週刊BCN 2004年06月14日vol.1043掲載

 英セキュリティベンダーのソフォス(ヤン・フルスカCEO=写真)は、ワールドワイドで中小企業ユーザーの開拓に着手する。これまで大企業をターゲットとした製品開発と販売網の構築をメインに手がけてきたが、ウイルス対策ソフト「ソフォスアンチウイルス」シリーズに、初めて中小企業向けの製品をラインアップし、これを機に中小企業に強い販売パートナー網も新たに築く。日本法人のソフォス(アラン・ブロデリック社長)では、年内に販売パートナーを現在の5社から15社まで拡大させるとともに、社員も2倍の約30人に増やす。

 先月販売開始したウイルス対策ソフトの中小企業版「スモールビジネスエディションシリーズ」のターゲットは、50人以下の中小企業。これまで数千人クラスの大企業を中心に手かげてきたソフォスにとって、新たな需要囲い込みの戦略商品となる。システム管理者のいないユーザーであることを意識し、容易な一元管理機能と、24時間365日対応のサポートサービスを付加したことが特徴だ。ワールドワイドで一斉に発売しており、現在日本語のほか、9か国語に対応している。
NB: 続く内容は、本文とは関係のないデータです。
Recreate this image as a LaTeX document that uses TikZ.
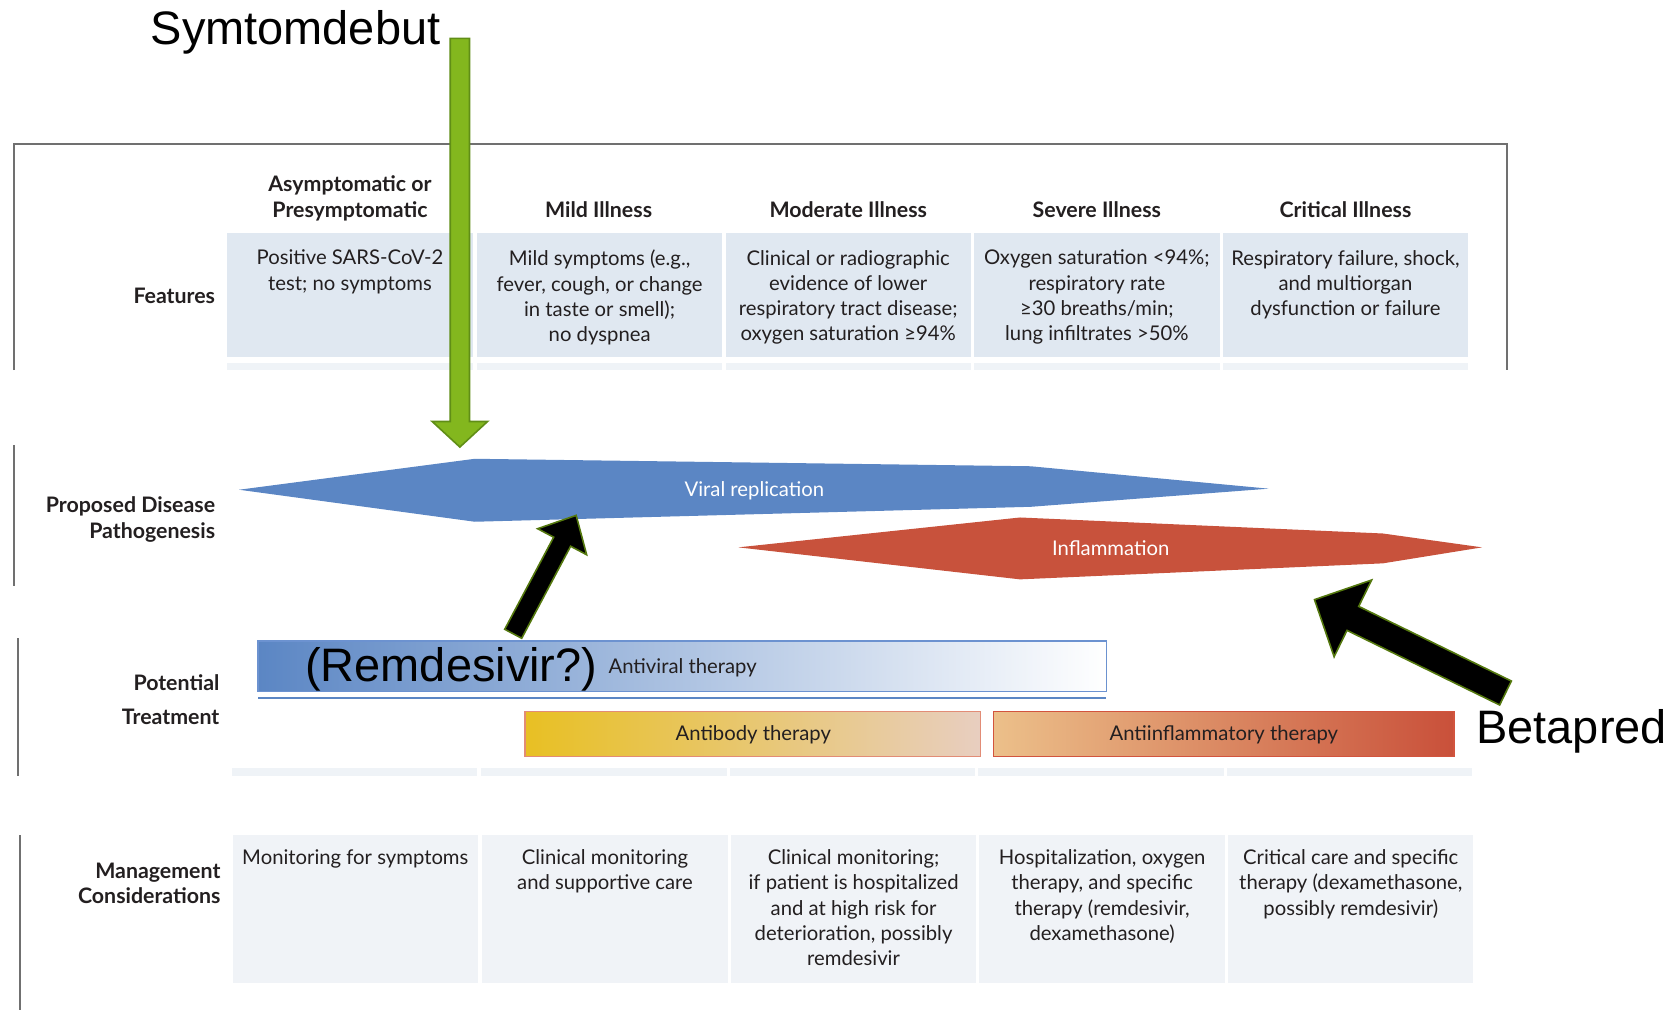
\documentclass[tikz,border=0pt]{standalone}
\usepackage{fontspec}
\setmainfont{Lato}
\newfontfamily\arialf{Liberation Sans}
\usetikzlibrary{calc}
\definecolor{framegray}{RGB}{112,112,112}
\definecolor{featbg}{RGB}{224,232,241}
\definecolor{stripbg}{RGB}{239,243,247}
\definecolor{mgmtbg}{RGB}{240,243,247}
\definecolor{vblue}{RGB}{91,134,196}
\definecolor{avmid}{RGB}{160,181,223}
\definecolor{ired}{RGB}{200,82,60}
\definecolor{avborder}{RGB}{108,146,208}
\definecolor{abyellow}{RGB}{232,192,35}
\definecolor{abpink}{RGB}{232,206,192}
\definecolor{abborder}{RGB}{226,140,118}
\definecolor{aiorange}{RGB}{236,192,138}
\definecolor{aired}{RGB}{201,80,58}
\definecolor{aiborder}{RGB}{210,84,62}
\definecolor{txt}{RGB}{35,31,32}
\definecolor{symgreen}{RGB}{131,183,30}
\definecolor{symgreenline}{RGB}{96,142,22}
\definecolor{arrline}{RGB}{84,120,14}
% block arrow: #1 style, #2 tail, #3 tip, #4 shaft half, #5 head length, #6 head half
\newcommand\blkarrow[6]{%
  \coordinate (#2-#3-b) at ($(#3)!#5!(#2)$);
  \draw[#1] ($(#2)!#4!90:(#3)$) -- ($(#2-#3-b)!#4!90:(#3)$) -- ($(#2-#3-b)!#6!90:(#3)$)
    -- (#3) -- ($(#2-#3-b)!#6!-90:(#3)$) -- ($(#2-#3-b)!#4!-90:(#3)$) -- ($(#2)!#4!-90:(#3)$) -- cycle;
}
\begin{document}
\begin{tikzpicture}[x=0.5pt,y=-0.5pt,
  frameline/.style={draw=framegray,line width=1pt},
  cell/.style={inner sep=0,outer sep=0,anchor=north west,minimum width=115pt},
  fcell/.style={cell,fill=featbg,minimum height=58.5pt},
  scell/.style={cell,fill=stripbg,minimum height=3.5pt},
  mcell/.style={cell,fill=mgmtbg,minimum height=69pt},
  body/.style={font=\fontsize{9.5pt}{11.85pt}\selectfont,text=txt,align=center,inner sep=0,anchor=north},
  head/.style={font=\fontsize{10pt}{12.5pt}\selectfont\bfseries,text=txt,align=center,inner sep=0,anchor=north},
  lab/.style={font=\fontsize{10pt}{12.5pt}\selectfont\bfseries,text=txt,align=right,inner sep=0,anchor=east},
  shapetext/.style={font=\fontsize{9.5pt}{11pt}\selectfont,text=white,inner sep=0},
  treattext/.style={font=\fontsize{9.5pt}{11pt}\selectfont,text=txt,inner sep=0},
  big/.style={font=\arialf\fontsize{22pt}{24pt}\selectfont,text=black,inner sep=0,anchor=base},
  blackarrow/.style={fill=black,draw=arrline,line width=0.75pt,line join=miter},
  greenarrow/.style={fill=symgreen,draw=symgreenline,line width=0.75pt,line join=miter}
]
\useasboundingbox (0,0) rectangle (1568,947);

% frame and row rules
\draw[frameline] (13,347) -- (13,135) -- (1412,135) -- (1412,347);
\draw[frameline] (13,417) -- (13,549);
\draw[frameline] (17,598) -- (17,727);
\draw[frameline] (19,783) -- (19,947);

% feature cells
\foreach \x [count=\i] in {213,447,680,913,1146} {
  \node[fcell] (f\i) at (\x,218) {};
  \node[scell] (s\i) at (\x,340) {};
}
\foreach \x [count=\i] in {217,451,684,917,1150} {
  \node[scell] (t\i) at (\x,720) {};
}
\foreach \x [count=\i] in {218,452,685,918,1151} {
  \node[mcell] (m\i) at (\x,783) {};
}

% headers
\node[head] (h1) at (328,164) {Asymptomatic or\\Presymptomatic};
\node[head] (h2) at (561,189) {Mild Illness};
\node[head] (h3) at (795,189) {Moderate Illness};
\node[head] (h4) at (1028,189) {Severe Illness};
\node[head] (h5) at (1261,189) {Critical Illness};

% row labels
\node[lab] (lf) at (202,277) {Features};
\node[lab] (lp) at (202,487) {Proposed Disease\\Pathogenesis};
\node[lab,font=\fontsize{10pt}{16pt}\selectfont\bfseries] (lt) at (206,656) {Potential\\Treatment};
\node[lab,font=\fontsize{10pt}{12pt}\selectfont\bfseries] (lm) at (207,828) {Management\\Considerations};

% feature texts
\node[body] (ft1) at ([yshift=-8pt]f1.north) {Positive SARS-CoV-2\\test; no symptoms};
\node[body] (ft2) at ([yshift=-8pt]f2.north) {Mild symptoms (e.g.,\\fever, cough, or change\\in taste or smell);\\no dyspnea};
\node[body] (ft3) at ([yshift=-8pt]f3.north) {Clinical or radiographic\\evidence of lower\\respiratory tract disease;\\oxygen saturation ≥94\%};
\node[body] (ft4) at ([yshift=-8pt]f4.north) {Oxygen saturation <94\%;\\respiratory rate\\≥30 breaths/min;\\lung infiltrates >50\%};
\node[body] (ft5) at ([yshift=-8pt]f5.north) {Respiratory failure, shock,\\and multiorgan\\dysfunction or failure};

% management texts
\node[body] (mt1) at ([yshift=-6.5pt]m1.north) {Monitoring for symptoms};
\node[body] (mt2) at ([yshift=-6.5pt]m2.north) {Clinical monitoring\\and supportive care};
\node[body] (mt3) at ([yshift=-6.5pt]m3.north) {Clinical monitoring;\\if patient is hospitalized\\and at high risk for\\deterioration, possibly\\remdesivir};
\node[body] (mt4) at ([yshift=-6.5pt]m4.north) {Hospitalization, oxygen\\therapy, and specific\\therapy (remdesivir,\\dexamethasone)};
\node[body] (mt5) at ([yshift=-6.5pt]m5.north) {Critical care and specific\\therapy (dexamethasone,\\possibly remdesivir)};

% pathogenesis shapes
\fill[vblue] (224,459) -- (445,430) -- (966,437) -- (1189,458) -- (966,475) -- (445,489) -- cycle;
\node[shapetext] (vr) at (707,460) {Viral replication};
\fill[ired] (692,513) -- (956,485) -- (1296,500) -- (1389,513) -- (1296,528) -- (956,543) -- cycle;
\node[shapetext] (infl) at (1041,514) {Inflammation};

% treatment boxes
\path[left color=vblue,middle color=avmid,right color=white,draw=avborder,line width=0.75pt] (242,601) rectangle (1037,648);
\draw[draw=vblue,line width=1pt] (242,654) -- (1037,654);
\node[treattext,anchor=west] (av) at (570,626) {Antiviral therapy};
\path[left color=abyellow,right color=abpink,draw=abborder,line width=0.75pt] (492,667) rectangle (919,709);
\node[treattext] (ab) at (706,689) {Antibody therapy};
\path[left color=aiorange,right color=aired,draw=aiborder,line width=0.75pt] (931,667) rectangle (1363,709);
\node[treattext] (ai) at (1147,689) {Antiinflammatory therapy};

% annotations
\node[big] (sym) at (277,42) {Symtomdebut};
\node[big] (rem) at (423,639) {(Remdesivir?)};
\node[big] (bet) at (1473,697) {Betapred};

\coordinate (gtail) at (431,36);
\coordinate (gtip) at (431,419);
\blkarrow{greenarrow}{gtail}{gtip}{4.5pt}{12pt}{13pt}
\coordinate (atail) at (481,594);
\coordinate (atip) at (540,483);
\blkarrow{blackarrow}{atail}{atip}{4.5pt}{14pt}{13pt}
\coordinate (btail) at (1411,649.5);
\coordinate (btip) at (1232,562);
\blkarrow{blackarrow}{btail}{btip}{6.25pt}{20pt}{20pt}
\end{tikzpicture}
\end{document}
 ヤン・フルスカCEOは、「中小企業ユーザーへのアプローチは、今後ウイルス対策ソフト市場で最も重要になり、スモールビジネスエディションは核となる商材」と位置付ける。中小企業市場は競合他社も強化している分野であり、大手企業ユーザーを得意としてきた同社も割って入ってきた格好だ。製品をラインアップしたことで、今後は中小企業に強い販売パートナーの拡充を急ぐ方針。ワールドワイドのソフォス販売パートナー数は明らかではないが、パートナー網の拡大に備えて、代理店営業人員やサポート人員を中心に、現在ワールドワイドで800人の社員を早い段階で1000人まで増やす。

 日本市場では現在シー・エス・イーやフォーバルクリエーティブなど5社のパートナーと契約しているが、これを今年度(2005年3月期)以内に最大15社まで増やす計画だ。併せて、日本法人自体も営業担当者およびパートナー支援のサポート人員を中心に社員数を拡大させる意向で、15人から約30人に増やす。ブロデリック社長は、「販売パートナーにはそれぞれ強みがあり、中小企業に強いパートナーを中心に拡充する。現在5社程度と交渉を進めている段階」と、すでに新たなパートナー網の確立に動いている。

 フルスカCEOによれば、ソフォスの売上高は、ここ数年で毎年前年度比約40%増で伸びているという。アンチウイルスソフト市場全体の伸び率約15%に対し、これを上回る伸び率で、「中小企業ユーザーという新たな領域を開拓することでさらに成長できる」と期待しており、ワールドワイドで中小企業市場でのビジネスを強化する。